## Task to complete
Reproduce the listing below in full and without alteration, apart from its pictures.

## Provided material
=======
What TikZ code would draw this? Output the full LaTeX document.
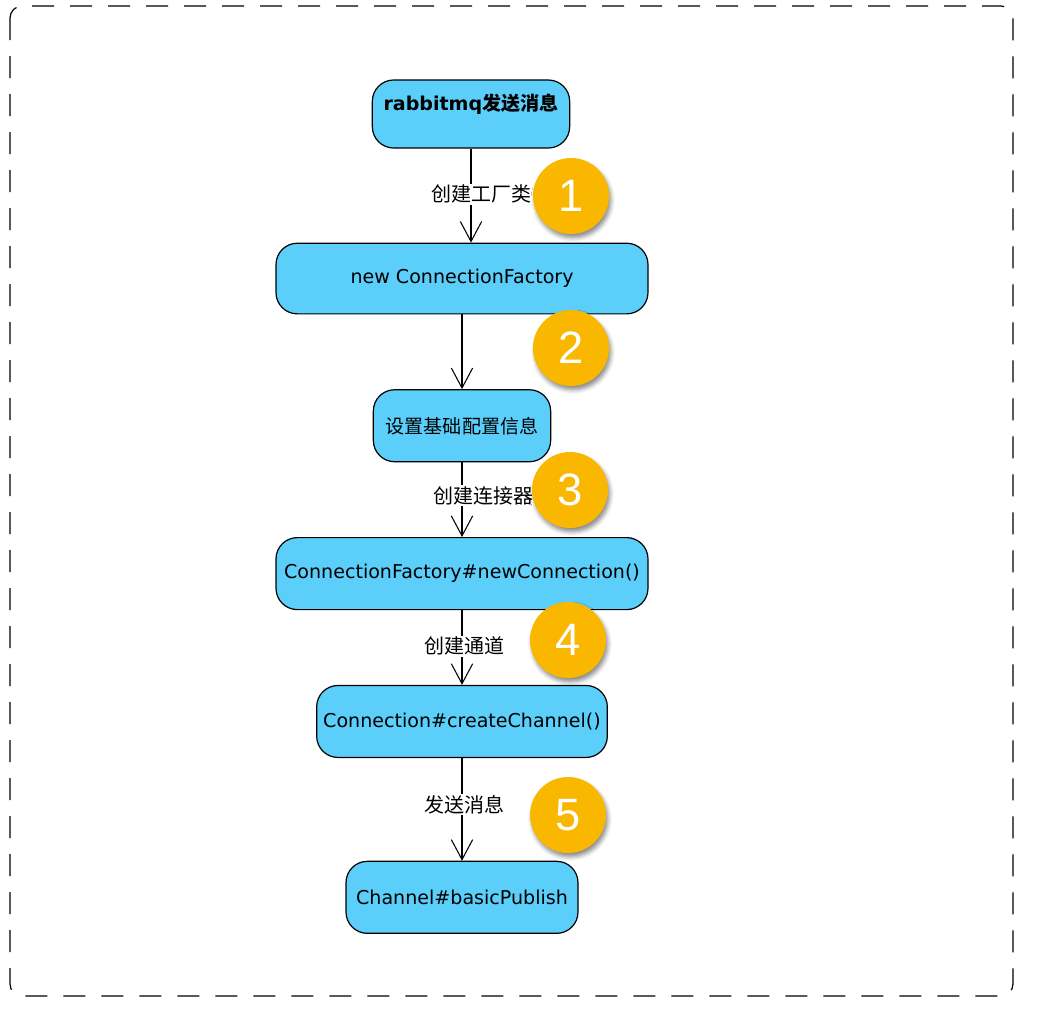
\documentclass[tikz,border=0pt]{standalone}
\usepackage{fontspec}
\setmainfont{DejaVu Sans}
\newfontfamily\cjk{Noto Sans CJK SC}
\newfontfamily\numfont{Liberation Sans}
\usetikzlibrary{arrows.meta, positioning, shadows.blur}
\definecolor{stepblue}{RGB}{91,207,250}
\definecolor{badgegold}{RGB}{249,183,0}
\tikzset{
  stepbox/.style={
    rectangle,
    rounded corners=16pt,
    draw,
    line width=0.9pt,
    fill=stepblue,
    align=center,
    minimum height=54pt,
    inner sep=4pt,
    font=\fontsize{14.3}{17}\selectfont
  },
  badge/.style={
    circle,
    fill=badgegold,
    minimum size=57pt,
    inner sep=0pt,
    text=white,
    font=\numfont\fontsize{34}{34}\selectfont,
    blur shadow={shadow xshift=1.5pt, shadow yshift=-3pt, shadow blur radius=3pt, shadow opacity=45}
  },
  steplabel/.style={fill=white, inner sep=1pt, font=\cjk\fontsize{15}{17}\selectfont},
  arrow/.style={-{Straight Barb[length=15pt,width=16pt]}, line width=0.8pt}
}
\begin{document}
\begin{tikzpicture}[x=0.75pt, y=-0.75pt]
  \useasboundingbox (0,0) rectangle (1050,1018);
  \draw[dash pattern=on 16.5pt off 12pt, line width=0.9pt, rounded corners=9pt] (10,6) rectangle (1013,996);

  \node[stepbox, minimum width=148pt, minimum height=51pt] (send) at (471,114) {\textbf{rabbitmq}{\cjk\bfseries 发送消息}\\\mbox{}};
  \node[stepbox, minimum width=279pt, minimum height=53pt, below=70.5pt of send, xshift=-6.75pt] (factory) {new ConnectionFactory};
  \node[stepbox, minimum width=133pt, below=56pt of factory] (config) {\cjk 设置基础配置信息};
  \node[stepbox, minimum width=279pt, below=56pt of config] (conn) {ConnectionFactory\#newConnection()};
  \node[stepbox, minimum width=218pt, below=56pt of conn] (channel) {Connection\#createChannel()};
  \node[stepbox, minimum width=174pt, below=77pt of channel] (publish) {Channel\#basicPublish};

  \draw[arrow] (send.south) -- node[steplabel, xshift=8pt, yshift=1pt] {创建工厂类} (send.south |- factory.north);
  \draw[arrow] (factory) -- (config);
  \draw[arrow] (config) -- node[steplabel, xshift=16pt, yshift=3pt] {创建连接器} (conn);
  \draw[arrow] (conn) -- node[steplabel, xshift=1.5pt, yshift=1pt] {创建通道} (channel);
  \draw[arrow] (channel) -- node[steplabel, xshift=2pt, yshift=3.5pt] {发送消息} (publish);

  % numbered badges
  \node[badge] (b1) at (571,196) {1};
  \node[badge] (b2) at (571,348) {2};
  \node[badge] (b3) at (570,490) {3};
  \node[badge] (b4) at (568,640) {4};
  \node[badge] (b5) at (568,815) {5};
\end{tikzpicture}
\end{document}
=======
## Exercise answer
What TikZ code would draw this? Output the full LaTeX document.
\documentclass[tikz,border=0pt]{standalone}
\usepackage{fontspec}
\setmainfont{DejaVu Sans}
\newfontfamily\cjk{Noto Sans CJK SC}
\newfontfamily\numfont{Liberation Sans}
\usetikzlibrary{arrows.meta, positioning, shadows.blur}
\definecolor{stepblue}{RGB}{91,207,250}
\definecolor{badgegold}{RGB}{249,183,0}
\tikzset{
  stepbox/.style={
    rectangle,
    rounded corners=16pt,
    draw,
    line width=0.9pt,
    fill=stepblue,
    align=center,
    minimum height=54pt,
    inner sep=4pt,
    font=\fontsize{14.3}{17}\selectfont
  },
  badge/.style={
    circle,
    fill=badgegold,
    minimum size=57pt,
    inner sep=0pt,
    text=white,
    font=\numfont\fontsize{34}{34}\selectfont,
    blur shadow={shadow xshift=1.5pt, shadow yshift=-3pt, shadow blur radius=3pt, shadow opacity=45}
  },
  steplabel/.style={fill=white, inner sep=1pt, font=\cjk\fontsize{15}{17}\selectfont},
  arrow/.style={-{Straight Barb[length=15pt,width=16pt]}, line width=0.8pt}
}
\begin{document}
\begin{tikzpicture}[x=0.75pt, y=-0.75pt]
  \useasboundingbox (0,0) rectangle (1050,1018);
  \draw[dash pattern=on 16.5pt off 12pt, line width=0.9pt, rounded corners=9pt] (10,6) rectangle (1013,996);

  \node[stepbox, minimum width=148pt, minimum height=51pt] (send) at (471,114) {\textbf{rabbitmq}{\cjk\bfseries 发送消息}\\\mbox{}};
  \node[stepbox, minimum width=279pt, minimum height=53pt, below=70.5pt of send, xshift=-6.75pt] (factory) {new ConnectionFactory};
  \node[stepbox, minimum width=133pt, below=56pt of factory] (config) {\cjk 设置基础配置信息};
  \node[stepbox, minimum width=279pt, below=56pt of config] (conn) {ConnectionFactory\#newConnection()};
  \node[stepbox, minimum width=218pt, below=56pt of conn] (channel) {Connection\#createChannel()};
  \node[stepbox, minimum width=174pt, below=77pt of channel] (publish) {Channel\#basicPublish};

  \draw[arrow] (send.south) -- node[steplabel, xshift=8pt, yshift=1pt] {创建工厂类} (send.south |- factory.north);
  \draw[arrow] (factory) -- (config);
  \draw[arrow] (config) -- node[steplabel, xshift=16pt, yshift=3pt] {创建连接器} (conn);
  \draw[arrow] (conn) -- node[steplabel, xshift=1.5pt, yshift=1pt] {创建通道} (channel);
  \draw[arrow] (channel) -- node[steplabel, xshift=2pt, yshift=3.5pt] {发送消息} (publish);

  % numbered badges
  \node[badge] (b1) at (571,196) {1};
  \node[badge] (b2) at (571,348) {2};
  \node[badge] (b3) at (570,490) {3};
  \node[badge] (b4) at (568,640) {4};
  \node[badge] (b5) at (568,815) {5};
\end{tikzpicture}
\end{document}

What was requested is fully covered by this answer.